2003 Committee Charter : ABC
There shall be a Committee of the Board of Directors to be known as the Governance and Nominating Committee. The Committee, including the Chair thereof, shall be appointed by the Board of Directors and shall comprise at least three directors, all of whom are independent of the management of the Corporation, are independent as defined in the Corporate Governance Policies of the Company and are free of any relationship that in the opinion of the Board of Directors would interfere with his/her exercise of independent judgment as a Committee Member.

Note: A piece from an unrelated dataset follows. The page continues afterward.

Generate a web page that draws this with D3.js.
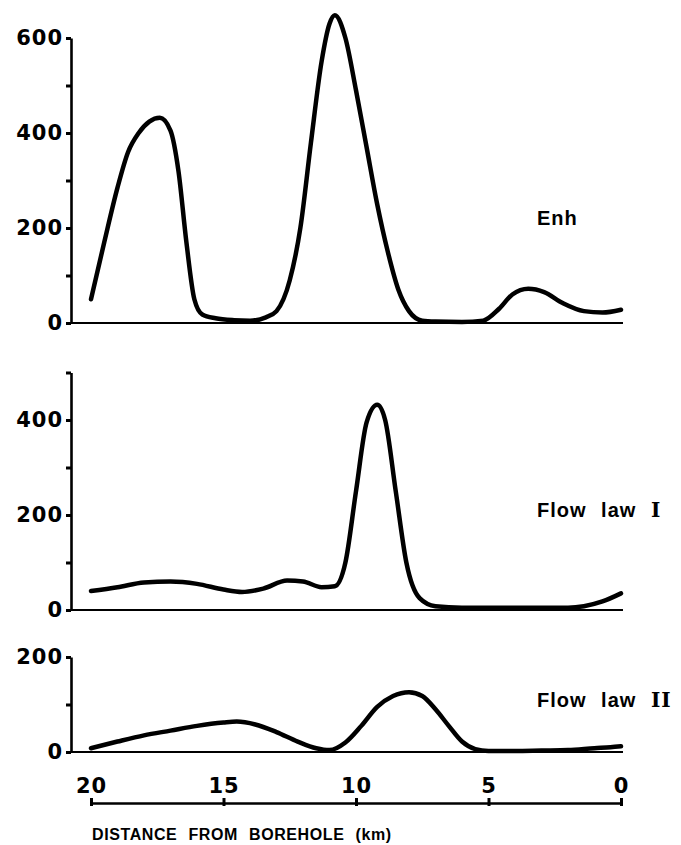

Subject to the Company's by-laws and resolutions of the Board, meetings of the Committee may be held at any place from time to time as designated by the Chair of the Committee. A majority of the members of the Committee then in office shall constitute a quorum for the transaction of business, and the act of a majority of those present at any meeting at which a quorum is present shall be the act of the Committee. Any action required or permitted to be taken at any meeting of the Committee may be taken without a meeting, if prior to such action all members of the Committee consented thereto in writing and the writing is filed with the minutes of proceedings of the Committee. The Committee shall keep a record of its actions and proceedings, and the Chair of the Committee shall make a report thereof from time to time to the Board.
Statement of Policy
The Governance and Nominating Committee reviews the role, composition, and structure of the Board and its committees. The Committee has the responsibility for evaluating and advising the Board on the Company's approach to corporate governance, including the adoption of Corporate Governance Policies subject to Board approval. It also reviews and evaluates Board members in determining the annual directors' slate and identifies new director nominees.